Scientific classification
- Kingdom: Animalia
- Phylum: Chordata
- Class: Amphibia
- Order: Anura
- Family: Pyxicephalidae
- Genus: Tomopterna
- Species: T. krugerensis
- Binomial name: Tomopterna krugerensis Passmore and Carruthers, 1975

= Knocking sand frog =

- Authority: Passmore and Carruthers, 1975
- Conservation status: LC

Species of amphibian

The knocking sand frog (Tomopterna krugerensis), also known as sandveld pyxie or Kruger burrowing frog, is a species of frog in the family Pyxicephalidae. It is found in southern Angola, Namibia, Botswana, southern Zimbabwe, southern Mozambique, northern South Africa, and Eswatini. This species was discovered during the evening of 23 October 1973 in South Africa's Kruger National Park. Two weeks after heavy rain fell in the area, large numbers were found around the Machayi and Mathlakuza Pans in the northeastern part of the Park near the Mozambican frontier.

==Description==
Males measure 38–45 mm and females 41–46 mm in snout–vent length. It is a stout frog with short, broad head. The fore limbs are also short and stout, whereas the hind limbs are longer than body when extended. Fingers have no webbing whereas the toes have some webbing. The tympanum is present but can be indistinct. The dorsum is typically cream-beige, but may vary from very pale grey-brown to a mid-brown. There are many irregular, khaki-brown markings, outlined with dark-brown to black. There are also bright orange tubercles scattered over entire dorsum, each with a black rim. The venter is immaculate white.

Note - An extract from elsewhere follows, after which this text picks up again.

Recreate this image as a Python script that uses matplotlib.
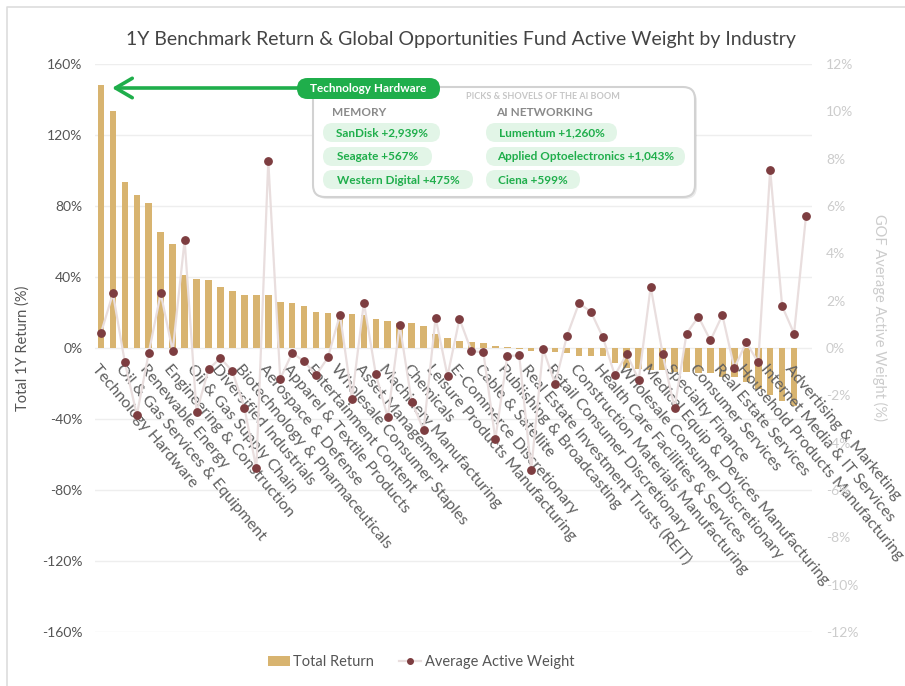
import matplotlib
import matplotlib.pyplot as plt
import matplotlib.transforms as mtransforms
from matplotlib.patches import FancyBboxPatch, Patch
from matplotlib.lines import Line2D
import numpy as np

matplotlib.use('agg')

# Industries shown on the axis (every other category is labelled)
tick_labels = [
    "Technology Hardware", "Oil & Gas Services & Equipment", "Renewable Energy",
    "Engineering & Construction", "Oil & Gas Supply Chain", "Diversified Industrials",
    "Biotechnology & Pharmaceuticals", "Aerospace & Defense", "Apparel & Textile Products",
    "Entertainment Content", "Wholesale Consumer Staples", "Asset Management",
    "Machinery Manufacturing", "Chemicals", "Leisure Products Manufacturing",
    "E-Commerce Discretionary", "Cable & Satellite", "Publishing & Broadcasting",
    "Real Estate Investment Trusts (REIT)", "Retail Consumer Discretionary",
    "Construction Materials Manufacturing", "Health Care Facilities & Services",
    "Wholesale Consumer Discretionary", "Medical Equip & Devices Manufacturing",
    "Specialty Finance", "Consumer Services", "Real Estate Services",
    "Household Products Manufacturing", "Internet Media & IT Services",
    "Advertising & Marketing",
]

# 1Y benchmark total return (%) per industry
total_return = [
    148.2, 133.5, 93.3, 86.2, 81.5, 65.2, 58.4, 41.1, 39.0, 38.1,
    34.2, 31.9, 29.7, 29.7, 29.7, 25.9, 25.4, 23.7, 20.1, 19.9,
    19.5, 19.2, 18.4, 16.2, 15.0, 14.3, 13.9, 12.2, 8.1, 5.4,
    3.9, 3.2, 2.8, 1.3, 0.4, -0.5, -1.9, -2.3, -2.4, -2.6,
    -4.3, -4.3, -4.3, -8.6, -11.3, -11.8, -12.4, -12.6, -13.3, -13.5,
    -13.9, -13.9, -16.1, -16.1, -19.0, -23.3, -26.5, -29.7, -32.7, 0.0,
]

# GOF average active weight (%) per industry
active_weight = [
    0.63, 2.31, -0.61, -2.83, -0.20, 2.31, -0.13, 4.56, -2.72, -0.90,
    -0.42, -0.99, -2.52, -5.08, 7.91, -1.30, -0.21, -0.56, -1.15, -0.39,
    1.41, -2.15, 1.92, -1.11, -2.93, 0.96, -2.27, -3.46, 1.28, -1.18,
    1.23, -0.13, -0.18, -3.86, -0.34, -0.31, -5.15, -0.04, -1.51, 0.52,
    1.89, 1.53, 0.45, -1.15, -0.25, -1.35, 2.59, -0.25, -2.55, 0.61,
    1.32, 0.32, 1.39, -0.85, 0.24, -0.61, 7.53, 1.77, 0.61, 5.59,
]

left_ticks = list(range(-160, 161, 40))
right_ticks = list(range(-12, 13, 2))

memory_picks = ["SanDisk +2,939%", "Seagate +567%", "Western Digital +475%"]
networking_picks = ["Lumentum +1,260%", "Applied Optoelectronics +1,043%", "Ciena +599%"]

BAR = '#d8b470'
DOT = '#7d3d40'
LINE = '#e9dede'
GREEN = '#1fae4b'
PILL_BG = '#e2f5e7'
FONT = 'Lato'

plt.rcParams['font.family'] = [FONT, 'DejaVu Sans']

W, H = 905, 686
fig = plt.figure(figsize=(W / 100, H / 100), dpi=100)
fig.patch.set_facecolor('white')

# Plot area in pixels: x 95..812, y 64..632
ax = fig.add_axes([95 / W, 1 - 632 / H, (812 - 95) / W, (632 - 64) / H])
x = np.arange(len(total_return))

ax.bar(x, total_return, width=0.55, color=BAR, zorder=2)
ax.set_xlim(-0.5, len(total_return) - 0.5)
ax.set_ylim(-160, 160)
ax.set_yticks(left_ticks)
ax.set_yticklabels([f"{t}%" for t in left_ticks])
ax.set_xticks([])
ax.grid(axis='y', color='#eeeeee', linewidth=1, zorder=0)
ax.set_axisbelow(True)
ax.tick_params(axis='y', length=0, pad=9, labelsize=10, labelcolor='#555555')
for s in ax.spines.values():
    s.set_visible(False)
ax.set_ylabel("Total 1Y Return (%)", fontsize=10.5, color='#555555', labelpad=9)

# Category labels hang just below the zero line
label_tr = mtransforms.offset_copy(ax.transData, fig=fig, x=-1, y=-10, units='points')
for i, name in enumerate(tick_labels):
    ax.text(2 * i, 0, name, transform=label_tr, rotation=-50, rotation_mode='anchor',
            ha='left', va='top', fontsize=11.5, color='#606060', clip_on=False, zorder=3)

ax2 = ax.twinx()
ax2.plot(x, active_weight, color=LINE, linewidth=1.6, marker='o', markersize=5.3,
         markerfacecolor=DOT, markeredgecolor=DOT, zorder=4)
ax2.set_ylim(-12, 12)
ax2.set_yticks(right_ticks)
ax2.set_yticklabels([f"{t}%" for t in right_ticks])
ax2.tick_params(axis='y', length=0, pad=10, labelsize=10, labelcolor='#cccccc')
for s in ax2.spines.values():
    s.set_visible(False)

fig.text(880 / W, 1 - 318 / H, "GOF Average Active Weight (%)", rotation=270,
         ha='center', va='center', fontsize=10.5, color='#cccccc')

fig.text(461 / W, 1 - 40 / H,
         "1Y Benchmark Return & Global Opportunities Fund Active Weight by Industry",
         ha='center', va='center', fontsize=14, color='#444444')

# Legend
handles = [
    Patch(facecolor=BAR, edgecolor='none'),
    Line2D([0], [0], color=LINE, linewidth=1.6, marker='o', markersize=4,
           markerfacecolor=DOT, markeredgecolor=DOT),
]
leg = fig.legend(handles, ["Total Return", "Average Active Weight"], loc='center',
                 bbox_to_anchor=(421 / W, 1 - 662 / H), ncol=2, frameon=False,
                 fontsize=10.5, handlelength=1.5, handletextpad=0.25, columnspacing=1.7)
for t in leg.get_texts():
    t.set_color('#555555')

# Overlay in pixel coordinates for the callout
ov = fig.add_axes([0, 0, 1, 1], zorder=10)
ov.set_xlim(0, W)
ov.set_ylim(H, 0)
ov.axis('off')
ov.patch.set_alpha(0)

# outer frame (top and left edges visible)
ov.plot([7, 7, W], [H, 7, 7], color='#dddddd', linewidth=1.2)


def pill(x0, y0, x1, y1, face, text, tcolor, size):
    h = y1 - y0
    ov.add_patch(FancyBboxPatch((x0, y0), x1 - x0, h,
                                boxstyle=f"round,pad=0,rounding_size={h / 2}",
                                facecolor=face, edgecolor='none'))
    ov.text((x0 + x1) / 2, (y0 + y1) / 2 + 0.5, text, ha='center', va='center',
            fontsize=size, fontweight='bold', color=tcolor)


# callout box with a soft shadow
ov.add_patch(FancyBboxPatch((315, 89), 382, 110, boxstyle="round,pad=0,rounding_size=12",
                            facecolor='#00000014', edgecolor='none'))
ov.add_patch(FancyBboxPatch((313, 87), 382, 110, boxstyle="round,pad=0,rounding_size=12",
                            facecolor='white', edgecolor='#d2d2d2', linewidth=1.5))

ov.annotate('', xy=(112, 88), xytext=(300, 88),
            arrowprops=dict(arrowstyle='->,head_length=0.6,head_width=0.35',
                            color=GREEN, lw=2.6, mutation_scale=20, shrinkA=0, shrinkB=0))
pill(297, 78, 440, 99, GREEN, "Technology Hardware", 'white', 8.5)

ov.text(543, 96.5, "PICKS & SHOVELS OF THE AI BOOM", ha='center', va='center',
        fontsize=6.5, fontweight='bold', color='#c6c6c6')
ov.text(332, 113, "MEMORY", ha='left', va='center', fontsize=8.5,
        fontweight='bold', color='#8a8a8a')
ov.text(496, 113, "AI NETWORKING", ha='left', va='center', fontsize=8.5,
        fontweight='bold', color='#8a8a8a')

left_ends = [440, 432, 473]
right_ends = [617, 685, 580]
rows = [(123, 142), (147, 166), (170, 189)]
for (y0, y1), name, xe in zip(rows, memory_picks, left_ends):
    pill(323, y0, xe, y1, PILL_BG, name, GREEN, 8.5)
for (y0, y1), name, xe in zip(rows, networking_picks, right_ends):
    pill(486, y0, xe, y1, PILL_BG, name, GREEN, 8.5)

fig.savefig('out.png', dpi=100)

Tomopterna krugerensis is not morphologically distinguishable from Tomopterna cryptotis and Tomopterna tandyi, but the male advertisement call is distinct: a slowly repetitive, percussive "knock" or "cluck", almost like a metronome.

==Habitat and conservation==
Knocking sand frog is a savanna species that seems to prefer sandy soils. It can also survive in disturbed areas. Breeding takes place in temporary waterbodies (both large and small), including pans, vleis, and flooded grassland. It is an adaptable species facing no significant threats and occurring in many protected areas—including the Kruger National Park, after which it is named.